Oh, and at least 15% plan to bed down in their congressional offices.
It’s the ultimate I’m-not-a-professional-politician statement, reminiscent of the 1994 midterm elections, when a GOP House takeover led to a surge in House sleepovers.
With voters again shunning Washington and fiscal excess, a number of incoming House members plan to demonstrate their scorn for both by camping out near their new desks. Many more are still undecided but may well join the sleep-sofa caucus.
“Since I’m here on a temporary basis, I don’t see any need to have a permanent kind of residence,” says Rep.-elect Joe Heck, a Nevada Republican, who was thinking roll-out cot when he looked at office space this month.
Earlier this month, freshman lawmakers drew lots and chose the three-room suites they and their aides will inhabit in one of three House office buildings.
For many of them, a key selling point was not proximity to the House chamber, where they’ll vote, but to the House gym, where they’ll shower.

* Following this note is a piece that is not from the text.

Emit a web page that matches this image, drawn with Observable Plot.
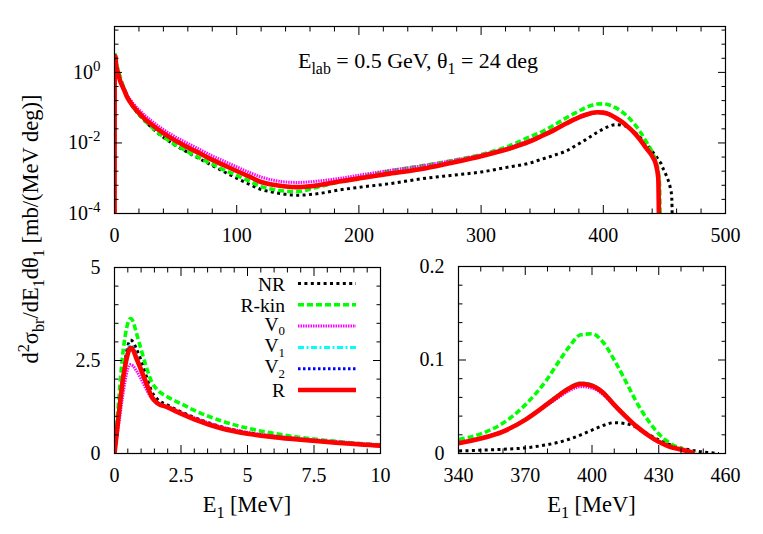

Rep.-elect Tim Griffin, an Army reservist, stood near the gym in the Rayburn House Office Building and used some compass software on his phone to navigate the paths to potential offices.
“We want to get as close to Rayburn as possible,” Mr. Griffin, an Arkansas Republican, told an aide. “I’ve got to walk all the way down this hall in the morning.”
He settled on a suite in the Longworth building with plenty of space for the six-foot sofa he says will be his bed for the foreseeable future. “I don’t want to see you in your bathrobe,” Rep.-elect Cory Gardner (R., Colo.), a non-office sleeper, told Mr. Griffin as freshmen rushed about Capitol Hill looking at available offices.